MAT 2021 Question I was wondering about the following question taken from the MAT 2021:

The tangent to the curve $y = x^3 − 3x$ at the point $(a, a^3 − 3a)$ also passes through
the point $(2, 0)$ for precisely $$\text {(a) no values of $a$},\\ \text {(b) one value of $a$},\\ \text {(c) two values of $a$},\\ \text {(d) three values of $a$},\\ \text {(e) all values of $a$}$$

This is what is shown in the solutions:
The tangent at $a$ is $$y = (3a^2 − 3)(x − a) + (a^3 − 3a)$$ which passes through $(2, 0)$ if and only if
$$0 = (3a^2 − 3)(2 − a) + (a^3 − 3a)$$ This simplifies to $$2a^3 − 6a^2 + 6 = 0$$. The left-hand side is a cubic in $a$ and we’d like to know how many roots it has.
The turning points of $2a^3 − 6a^2 + 6$ are at $a = 0$ and $a = 2$, where the value of the cubic is $6$ and $−2$ respectively. So this cubic starts negative, rises to a positive local maximum, then decreases to a negative local minimum before rising again. There are therefore three roots for this cubic, so three values of $a$ for which the tangent to the original cubic passes through the point $(2, 0)$.
I understand it a little, but I really do not understand how they got the tangent to the equation.
As far as I understand, the derivative of the curve at a is $3a^2 -3$, and since it passed through the point $(2,0)$, we get the equation as $y-0 = (3a^2 - 3)(x - 2)$. This then simplifies to $y=(3a^2-3)(x-2)$, so implying that it intersects the point $(2,0)$ for all values of $a$.
I think I'm missing something very obvious here. Can someone please explain the solution as well as shed light on what I'm missing please?
 A: You said you didn’t understand how they got the equation of the tangent, so here’s the standard method.
$$y= x^3 - 3x$$
We want the gradient of the tangent at the point when $x=a$. This is done by taking the derivative.
$$\frac{dy}{dx}=3x^2-3$$
And so the gradient when $x=a$ is, $3a^2 - 3$. This tangent also passes through the point $(a,a^3-3a)$ so using the formula for the equation of a line given the gradient and a point, we get the tangent equation is:
$$y - (a^3 - 3a) = (3a^2 - 3)(x - a)$$
Then we substitute in $x=2$ and $y=0$ to get the cubic in $a$.
Where you went wrong is you found the gradient at the point where $x=a$ correctly, but then you set it to go through the point $(2,0)$. This isn’t actually a tangent to the curve in every case, it’s just a line with the same gradient as the tangent at $x=a$ which passes through $(2,0)$. If you plot such an equation on a graph, you’d see that your equation is only actually a tangent to the curve for 3 values of $a$, which would give you the 3 solutions you wanted.
A: 

The tangent to the curve $y = x^3 − 3x$ at the point $(a, a^3 − 3a)$ also passes through $(2, 0)$ for precisely $$\text {(a) no values of $a$},\\ \text {(b) one value of $a$},\\\cdots$$

the derivative of the curve at a is $3a^2 -3,$ and since the tangent passes through the point $(2,0)$, we get its equation as $y-0 = (3a^2 - 3)(x - 2).$

Ah, I see how your confusion arose. Observe that $a$ here is an arbitrary constant, and that we are investigating the effects of varying it. As $a$ varies, the tangent at the point $x{=}a$ may or may not pass through $(2,0),$ and we want to determine how many times this happens.
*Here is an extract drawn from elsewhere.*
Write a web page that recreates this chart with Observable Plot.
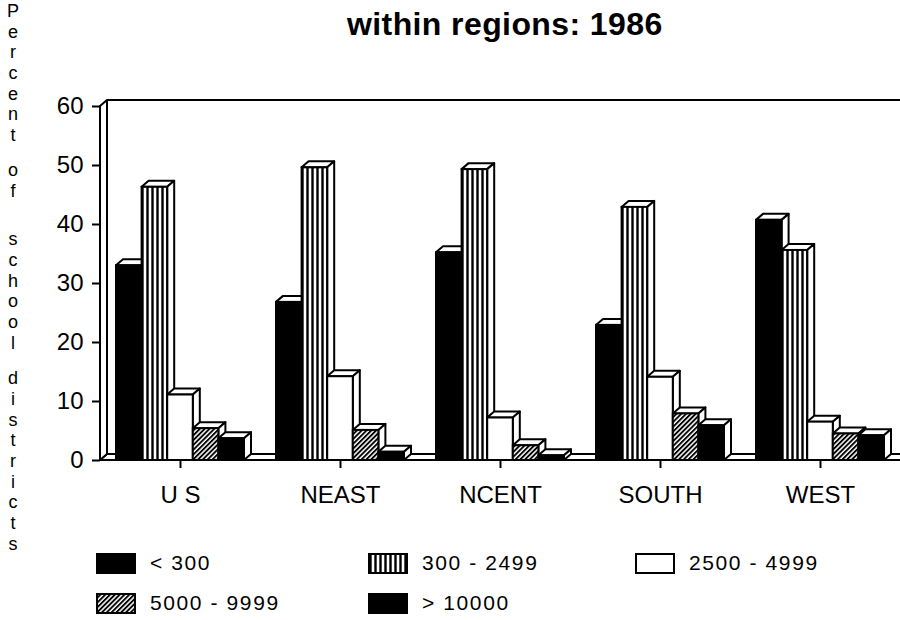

implying that it intersects the point $(2,0)$ for all values of $a$.

Your argument is circular, because your tangent equation was constructed under the assumption that the tangent line at the arbitrary point $x{=}a$ passes through $(2,0);$ in this case, of course $(2,0)$ lies on the tangent line for every value of $a.$
Instead, when constructing the tangent equation, just as you wrote the derivative $3a^2 -3$ in terms of $a,$ you should similarly choose a general point on the tangent line, that is, choose a point on the tangent line also in terms of $a,$ so, choose the given point $(a, a^3 − 3a)$ on the curve.
(Even when the point $(2,0)$ lies on the tangent line, it is not of the form $(a,a^3 -3a)$ as it does not lie on the curve.)